CHALLENGE: Print exactly what lies from the line with "Write a Python" down to the line with "from matplotlib.patches import", counting both of those lines, but not the pictures.

Entries with chart source code:

----------------

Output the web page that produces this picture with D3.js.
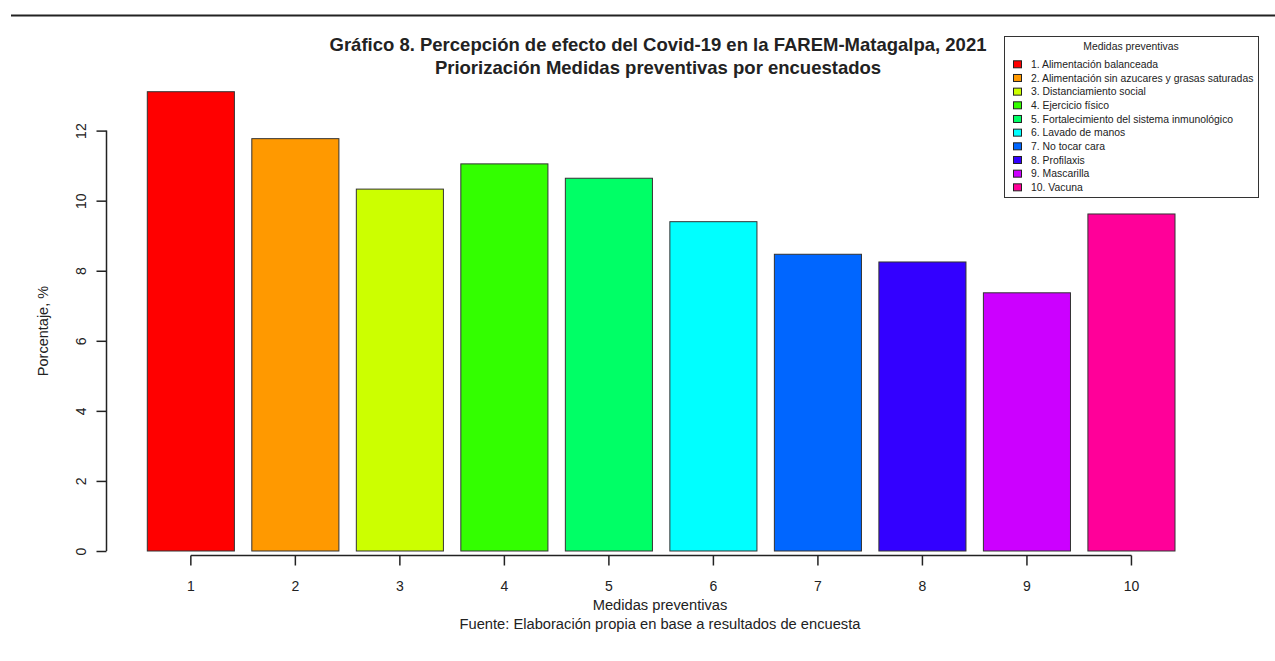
<!DOCTYPE html>
<html>
<head>
<meta charset="utf-8">
<script src="https://cdn.jsdelivr.net/npm/d3@7"></script>
<style>
  body { margin: 0; background: #fff; }
  text { font-family: "Liberation Sans", Arial, sans-serif; fill: #222; }
</style>
</head>
<body>
<div id="chart"></div>
<script>
// data (percent of respondents)
var categories = ["1", "2", "3", "4", "5", "6", "7", "8", "9", "10"];
var values = [13.11, 11.77, 10.33, 11.05, 10.64, 9.40, 8.47, 8.25, 7.37, 9.62];
var legendLabels = [
    "1. Alimentación balanceada",
    "2. Alimentación sin azucares y grasas saturadas",
    "3. Distanciamiento social",
    "4. Ejercicio físico",
    "5. Fortalecimiento del sistema inmunológico",
    "6. Lavado de manos",
    "7. No tocar cara",
    "8. Profilaxis",
    "9. Mascarilla",
    "10. Vacuna"
];
var colors = ["#FF0000", "#FF9900", "#CCFF00", "#33FF00", "#00FF66",
              "#00FFFF", "#0066FF", "#3300FF", "#CC00FF", "#FF0099"];
var yTicks = [0, 2, 4, 6, 8, 10, 12];

var w = 1275, h = 661;
var svg = d3.select("#chart").append("svg")
    .attr("width", w)
    .attr("height", h);

// top rule
svg.append("line")
    .attr("x1", 11).attr("x2", w)
    .attr("y1", 15.5).attr("y2", 15.5)
    .attr("stroke", "#222")
    .attr("stroke-width", 2);

// scales (R barplot style: width 1, space 0.2)
var x = d3.scaleBand()
    .domain(categories)
    .range([147.3, 1175])
    .paddingInner(0.2 / 1.2)
    .paddingOuter(0);
var y = d3.scaleLinear()
    .domain([0, 12])
    .range([551, 130.6]);

// bars
svg.selectAll("rect.bar")
    .data(values)
    .enter().append("rect")
    .attr("class", "bar")
    .attr("x", function(d, i) { return x(categories[i]); })
    .attr("y", function(d) { return y(d); })
    .attr("width", x.bandwidth())
    .attr("height", function(d) { return y(0) - y(d); })
    .attr("fill", function(d, i) { return colors[i]; })
    .attr("stroke", "#333")
    .attr("stroke-width", 1);

// y axis
var yAxis = svg.append("g")
    .attr("transform", "translate(106.5,0)")
    .call(d3.axisLeft(y).tickValues(yTicks).tickSize(10).tickFormat(d3.format("d")));
yAxis.select(".domain").attr("stroke", "#222").attr("stroke-width", 1.5)
    .attr("d", "M0," + y(0) + "V" + y(12));
yAxis.selectAll(".tick line").attr("stroke", "#222").attr("stroke-width", 1.5);
yAxis.selectAll(".tick text")
    .attr("x", 0).attr("dy", null)
    .attr("transform", "translate(-21,0) rotate(-90)")
    .attr("text-anchor", "middle")
    .attr("font-family", "Liberation Sans, Arial, sans-serif")
    .attr("font-size", "14px")
    .attr("fill", "#222");

// x axis
var xAxis = svg.append("g")
    .attr("transform", "translate(0,555.5)")
    .call(d3.axisBottom(x).tickSize(10).tickPadding(16));
var cx0 = x(categories[0]) + x.bandwidth() / 2;
var cx1 = x(categories[categories.length - 1]) + x.bandwidth() / 2;
xAxis.select(".domain").attr("stroke", "#222").attr("stroke-width", 1.5)
    .attr("d", "M" + cx0 + ",0H" + cx1);
xAxis.selectAll(".tick line").attr("stroke", "#222").attr("stroke-width", 1.5);
xAxis.selectAll(".tick text")
    .attr("font-family", "Liberation Sans, Arial, sans-serif")
    .attr("font-size", "14px")
    .attr("fill", "#222");

// titles
svg.append("text")
    .attr("x", 658).attr("y", 51)
    .attr("text-anchor", "middle")
    .attr("font-size", "18.5px")
    .attr("font-weight", "bold")
    .text("Gráfico 8. Percepción de efecto del Covid-19 en la FAREM-Matagalpa, 2021");
svg.append("text")
    .attr("x", 658).attr("y", 74)
    .attr("text-anchor", "middle")
    .attr("font-size", "18.5px")
    .attr("font-weight", "bold")
    .text("Priorización Medidas preventivas por encuestados");

// axis titles
svg.append("text")
    .attr("x", 660).attr("y", 610)
    .attr("text-anchor", "middle")
    .attr("font-size", "14.7px")
    .text("Medidas preventivas");
svg.append("text")
    .attr("x", 660).attr("y", 629)
    .attr("text-anchor", "middle")
    .attr("font-size", "14.7px")
    .text("Fuente: Elaboración propia en base a resultados de encuesta");
svg.append("text")
    .attr("transform", "translate(48,331) rotate(-90)")
    .attr("text-anchor", "middle")
    .attr("font-size", "14.5px")
    .text("Porcentaje, %");

// legend
var lg = svg.append("g").attr("transform", "translate(1004,36)");
lg.append("rect")
    .attr("x", 0.5).attr("y", 0.5)
    .attr("width", 254).attr("height", 161)
    .attr("fill", "#fff")
    .attr("stroke", "#333")
    .attr("stroke-width", 1);
lg.append("text")
    .attr("x", 127).attr("y", 14)
    .attr("text-anchor", "middle")
    .attr("font-size", "10.4px")
    .text("Medidas preventivas");
var items = lg.selectAll("g.item")
    .data(legendLabels)
    .enter().append("g")
    .attr("class", "item")
    .attr("transform", function(d, i) { return "translate(0," + (28.3 + i * 13.67) + ")"; });
items.append("rect")
    .attr("x", 9.5).attr("y", -3.5)
    .attr("width", 8).attr("height", 7)
    .attr("fill", function(d, i) { return colors[i]; })
    .attr("stroke", "#222")
    .attr("stroke-width", 1);
items.append("text")
    .attr("x", 27).attr("y", 3.7)
    .attr("font-size", "10.4px")
    .text(function(d) { return d; });
</script>
</body>
</html>
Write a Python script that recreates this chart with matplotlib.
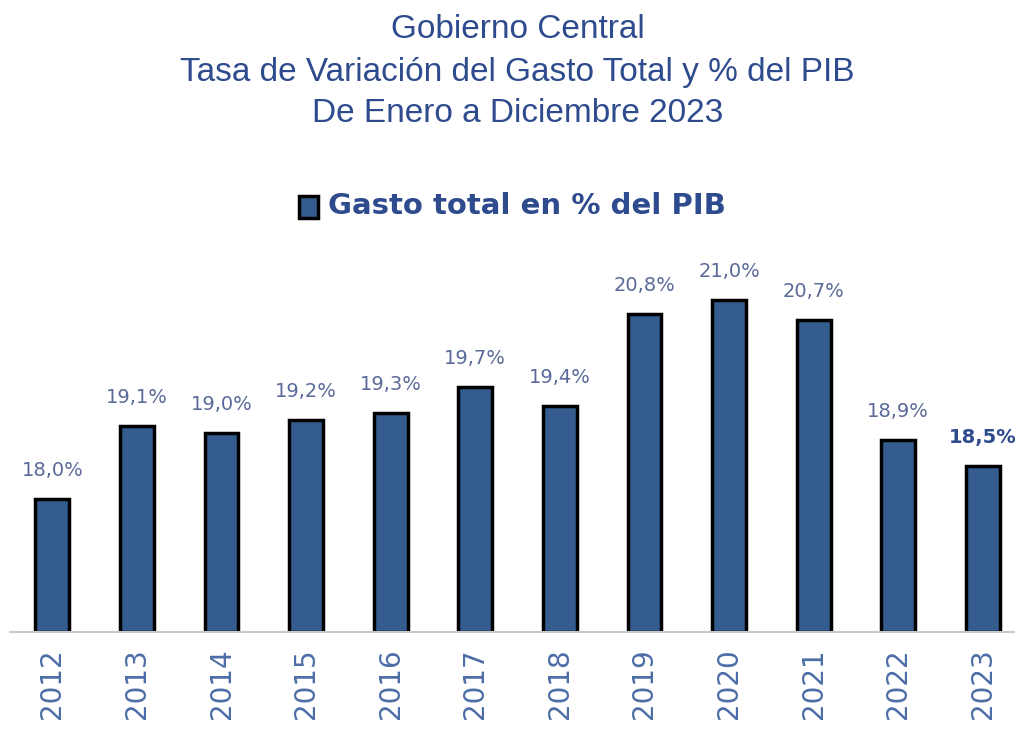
import matplotlib

matplotlib.use("Agg")
import matplotlib.pyplot as plt  # noqa: E402
from matplotlib.patches import Rectangle  # noqa: E402

years = ["2012", "2013", "2014", "2015", "2016", "2017", "2018", "2019", "2020", "2021", "2022", "2023"]
gasto_pib = [18.0, 19.1, 19.0, 19.2, 19.3, 19.7, 19.4, 20.8, 21.0, 20.7, 18.9, 18.5]
labels = ["18,0%", "19,1%", "19,0%", "19,2%", "19,3%", "19,7%", "19,4%", "20,8%", "21,0%", "20,7%", "18,9%", "18,5%"]

TITLE_COLOR = "#2E4B8E"
BAR_COLOR = "#345C8F"
LABEL_COLOR = "#5A6A98"
TICK_COLOR = "#4C6DA6"

fig = plt.figure(figsize=(10.15, 7.36), dpi=100)
ax = fig.add_axes([10 / 1015, 104 / 736, 1015.2 / 1015, 398 / 736])

x = list(range(len(years)))
ax.bar(x, [v - 16 for v in gasto_pib], bottom=16, width=0.4, color=BAR_COLOR,
       edgecolor="black", linewidth=2.5, zorder=2)
ax.set_xlim(-0.5, 11.5)
ax.set_ylim(16, 22)

for i, (v, lab) in enumerate(zip(gasto_pib, labels)):
    last = i == len(years) - 1
    ax.annotate(lab, (i, v), xytext=(0, 19), textcoords="offset pixels",
                ha="center", va="bottom", fontsize=14,
                color=TITLE_COLOR if last else LABEL_COLOR,
                fontweight="bold" if last else "normal", clip_on=False)

ax.set_xticks(x)
ax.set_xticklabels(years, rotation=90, fontsize=20, color=TICK_COLOR, va="top")
ax.tick_params(axis="x", length=0, pad=12)
ax.set_yticks([])
for side in ("top", "right", "left"):
    ax.spines[side].set_visible(False)
ax.spines["bottom"].set_color("#C8C8C8")
ax.spines["bottom"].set_linewidth(1.5)

title_lines = ["Gobierno Central", "Tasa de Variación del Gasto Total y % del PIB", "De Enero a Diciembre 2023"]
for line, ypix in zip(title_lines, [30, 72, 114]):
    fig.text(0.51, 1 - ypix / 736, line, ha="center", va="center", fontsize=24,
             color=TITLE_COLOR, family="Liberation Sans")

# legend entry drawn by hand
fig.patches.append(Rectangle((299 / 1015, 1 - 218 / 736), 19 / 1015, 22 / 736, transform=fig.transFigure,
                             facecolor=BAR_COLOR, edgecolor="black", linewidth=2.5))
fig.text(328 / 1015, 1 - 206 / 736, "Gasto total en % del PIB", ha="left", va="center", fontsize=21,
         fontweight="bold", color=TITLE_COLOR)

fig.savefig("out.png")
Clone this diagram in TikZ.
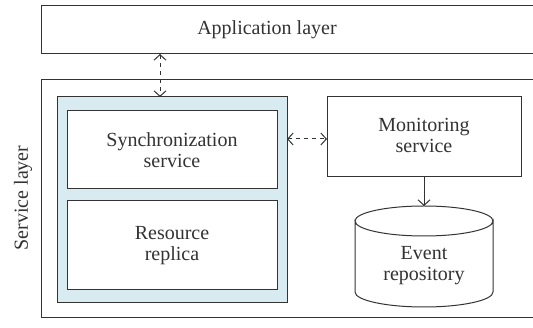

----------------

FULL SOLUTION:
Write a Python script that recreates this chart with matplotlib.
import matplotlib

matplotlib.use("Agg")
import matplotlib.pyplot as plt  # noqa: E402
from matplotlib.patches import Rectangle  # noqa: E402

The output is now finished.